[The task] Set down the data below from its first line to the line holding "const seriesByGroup = [beginningCounts, endCounts];", inclusive; omit all pictures.

#### Given information ####

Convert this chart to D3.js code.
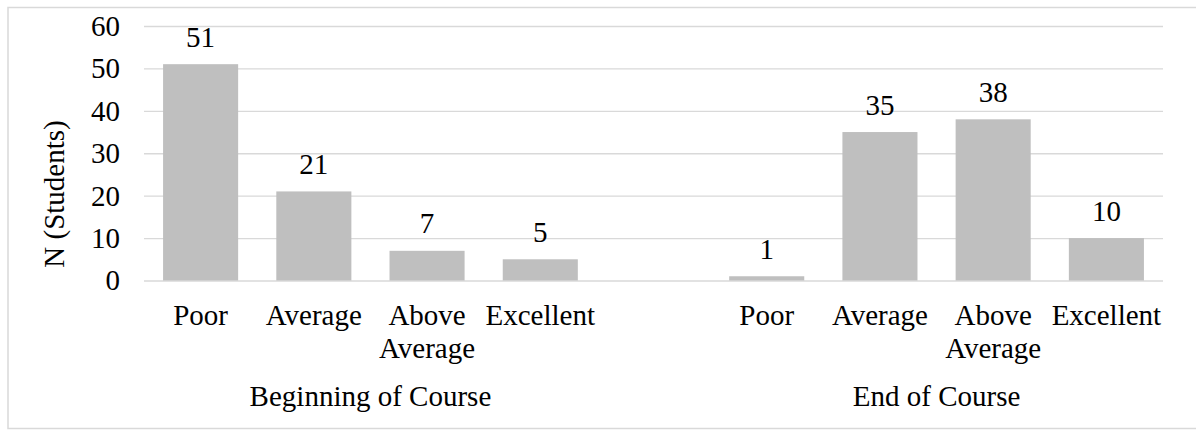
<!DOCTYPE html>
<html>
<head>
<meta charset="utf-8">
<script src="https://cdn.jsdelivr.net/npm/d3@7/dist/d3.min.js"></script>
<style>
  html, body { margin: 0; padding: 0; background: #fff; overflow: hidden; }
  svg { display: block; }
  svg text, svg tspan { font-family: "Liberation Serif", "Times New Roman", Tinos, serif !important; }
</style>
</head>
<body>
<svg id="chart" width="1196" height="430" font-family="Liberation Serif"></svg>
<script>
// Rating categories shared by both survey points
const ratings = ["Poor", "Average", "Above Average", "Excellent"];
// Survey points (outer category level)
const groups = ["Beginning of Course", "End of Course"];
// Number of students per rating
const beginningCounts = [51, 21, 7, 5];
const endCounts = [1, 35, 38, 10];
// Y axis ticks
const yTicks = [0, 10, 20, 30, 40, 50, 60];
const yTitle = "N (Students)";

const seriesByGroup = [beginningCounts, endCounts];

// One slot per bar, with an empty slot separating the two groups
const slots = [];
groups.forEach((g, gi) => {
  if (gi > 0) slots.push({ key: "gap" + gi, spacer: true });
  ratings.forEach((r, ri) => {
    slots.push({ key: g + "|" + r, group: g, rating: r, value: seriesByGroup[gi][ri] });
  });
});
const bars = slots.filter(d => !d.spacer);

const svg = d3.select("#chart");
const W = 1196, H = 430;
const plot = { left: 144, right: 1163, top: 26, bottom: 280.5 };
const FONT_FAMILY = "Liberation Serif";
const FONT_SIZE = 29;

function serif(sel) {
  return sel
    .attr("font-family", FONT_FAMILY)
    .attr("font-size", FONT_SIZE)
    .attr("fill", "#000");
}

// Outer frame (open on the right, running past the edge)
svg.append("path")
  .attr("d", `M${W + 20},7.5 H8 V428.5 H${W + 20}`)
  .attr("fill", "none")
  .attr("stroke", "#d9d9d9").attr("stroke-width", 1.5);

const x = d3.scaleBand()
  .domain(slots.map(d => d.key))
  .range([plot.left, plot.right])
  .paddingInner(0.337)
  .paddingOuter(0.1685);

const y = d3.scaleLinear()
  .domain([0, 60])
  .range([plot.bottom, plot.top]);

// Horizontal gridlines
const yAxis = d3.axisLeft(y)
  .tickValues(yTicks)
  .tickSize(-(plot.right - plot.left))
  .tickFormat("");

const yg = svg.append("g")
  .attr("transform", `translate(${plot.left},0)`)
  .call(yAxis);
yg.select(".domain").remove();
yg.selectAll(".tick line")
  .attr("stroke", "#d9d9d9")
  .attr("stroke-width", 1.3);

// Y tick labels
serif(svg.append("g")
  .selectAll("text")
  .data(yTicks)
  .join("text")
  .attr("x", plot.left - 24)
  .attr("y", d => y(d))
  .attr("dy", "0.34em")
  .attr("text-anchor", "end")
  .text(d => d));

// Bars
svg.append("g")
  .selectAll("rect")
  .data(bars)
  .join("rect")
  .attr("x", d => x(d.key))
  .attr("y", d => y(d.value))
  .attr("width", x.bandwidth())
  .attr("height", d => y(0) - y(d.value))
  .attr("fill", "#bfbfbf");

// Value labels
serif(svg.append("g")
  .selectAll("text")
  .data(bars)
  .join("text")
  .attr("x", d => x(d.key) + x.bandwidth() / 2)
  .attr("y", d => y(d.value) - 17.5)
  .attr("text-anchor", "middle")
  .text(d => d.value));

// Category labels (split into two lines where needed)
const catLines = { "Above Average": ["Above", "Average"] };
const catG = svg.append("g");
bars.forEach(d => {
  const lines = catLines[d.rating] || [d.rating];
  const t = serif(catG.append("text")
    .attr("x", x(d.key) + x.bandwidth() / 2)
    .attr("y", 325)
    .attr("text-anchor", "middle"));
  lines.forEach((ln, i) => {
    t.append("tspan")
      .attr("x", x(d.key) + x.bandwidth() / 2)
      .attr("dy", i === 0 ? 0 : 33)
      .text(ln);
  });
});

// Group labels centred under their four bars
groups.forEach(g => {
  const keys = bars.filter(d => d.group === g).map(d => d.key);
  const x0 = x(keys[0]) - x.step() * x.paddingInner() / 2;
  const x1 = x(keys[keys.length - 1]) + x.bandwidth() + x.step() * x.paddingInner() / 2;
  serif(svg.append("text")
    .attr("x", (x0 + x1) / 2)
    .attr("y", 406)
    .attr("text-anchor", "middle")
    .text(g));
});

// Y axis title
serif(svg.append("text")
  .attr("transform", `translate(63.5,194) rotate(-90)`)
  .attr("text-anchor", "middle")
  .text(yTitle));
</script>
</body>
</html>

####

[Response]
Convert this chart to D3.js code.
<!DOCTYPE html>
<html>
<head>
<meta charset="utf-8">
<script src="https://cdn.jsdelivr.net/npm/d3@7/dist/d3.min.js"></script>
<style>
  html, body { margin: 0; padding: 0; background: #fff; overflow: hidden; }
  svg { display: block; }
  svg text, svg tspan { font-family: "Liberation Serif", "Times New Roman", Tinos, serif !important; }
</style>
</head>
<body>
<svg id="chart" width="1196" height="430" font-family="Liberation Serif"></svg>
<script>
// Rating categories shared by both survey points
const ratings = ["Poor", "Average", "Above Average", "Excellent"];
// Survey points (outer category level)
const groups = ["Beginning of Course", "End of Course"];
// Number of students per rating
const beginningCounts = [51, 21, 7, 5];
const endCounts = [1, 35, 38, 10];
// Y axis ticks
const yTicks = [0, 10, 20, 30, 40, 50, 60];
const yTitle = "N (Students)";

const seriesByGroup = [beginningCounts, endCounts];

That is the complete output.